§ **WRITTEN REQUEST**
Reproduce exactly the lines below, from the first one through the line containing "plt.rcParams['font.family'] = ['Liberation", and omit any pictures.
++++ PROVIDED INFORMATION
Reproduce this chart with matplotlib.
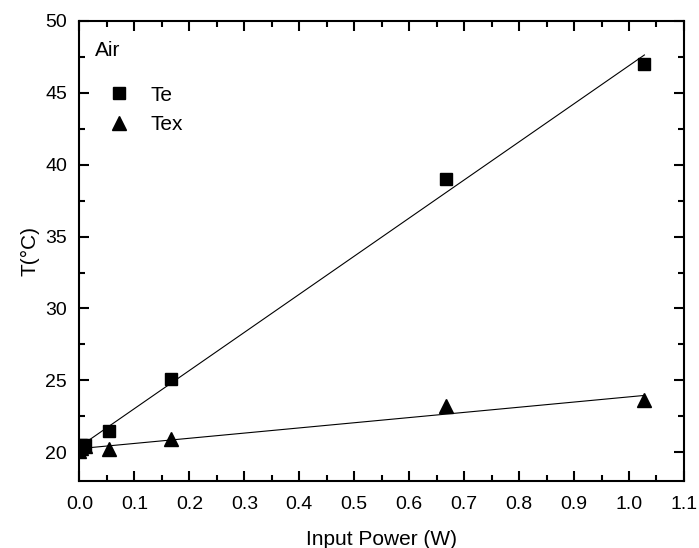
import numpy as np
import matplotlib.pyplot as plt
from matplotlib.ticker import MultipleLocator

plt.rcParams['font.family'] = ['Liberation Sans', 'DejaVu Sans']

# Input power (W) and measured temperatures (deg C)
power = [0.0, 0.003, 0.01, 0.053, 0.167, 0.667, 1.028]
te = [20.2, 20.5, 20.5, 21.5, 25.1, 39.0, 47.0]
tex = [20.1, 20.3, 20.4, 20.2, 20.9, 23.2, 23.6]

fig = plt.figure(figsize=(6.99, 5.48), dpi=100)
ax = fig.add_axes([0.1137, 0.1223, 0.8648, 0.8394])

ax.plot(power, te, 's', color='black', markersize=8, label='Te')
ax.plot(power, tex, '^', color='black', markersize=10, label='Tex')

# linear fits
xfit = np.array([min(power), max(power)])
for series in (te, tex):
    k, b = np.polyfit(power, series, 1)
    ax.plot(xfit, k * xfit + b, color='black', linewidth=0.8)

ax.set_xlim(0, 1.1)
ax.set_ylim(18, 50)
ax.xaxis.set_major_locator(MultipleLocator(0.1))
ax.xaxis.set_minor_locator(MultipleLocator(0.05))
ax.yaxis.set_major_locator(MultipleLocator(5))
ax.yaxis.set_minor_locator(MultipleLocator(2.5))
ax.tick_params(which='both', direction='in', top=True, right=True, width=1.5)
ax.tick_params(which='major', length=7, labelsize=14)
ax.tick_params(axis='x', which='major', pad=11)
ax.tick_params(axis='y', which='major', pad=9)
ax.tick_params(which='minor', length=4)
for s in ax.spines.values():
    s.set_linewidth(1.5)

ax.set_xlabel('Input Power (W)', fontsize=15, labelpad=12)
ax.set_ylabel('T(°C)', fontsize=15, labelpad=4)

ax.text(0.026, 0.935, 'Air', transform=ax.transAxes, fontsize=15, va='center')
ax.legend(loc='upper left', bbox_to_anchor=(0.0, 0.9), frameon=False,
          fontsize=15, handletextpad=0.5, labelspacing=0.5)

plt.savefig('out.png', dpi=100)
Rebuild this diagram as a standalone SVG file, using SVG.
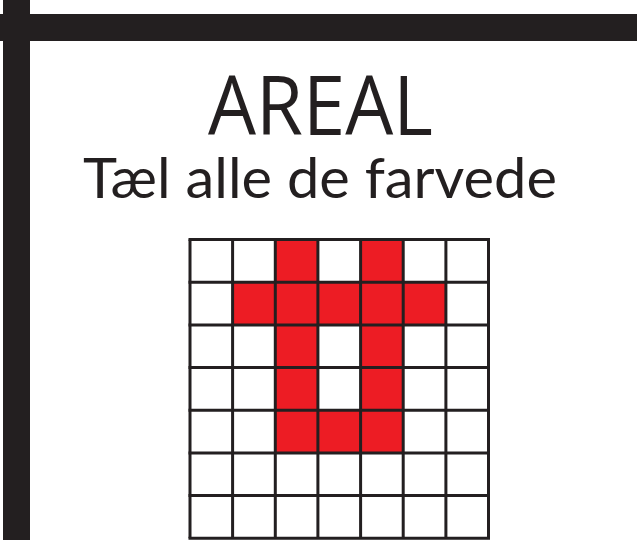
++++++++
§ **COMPLETE ANSWER**
Reproduce this chart with matplotlib.
import numpy as np
import matplotlib.pyplot as plt
from matplotlib.ticker import MultipleLocator

plt.rcParams['font.family'] = ['Liberation Sans', 'DejaVu Sans']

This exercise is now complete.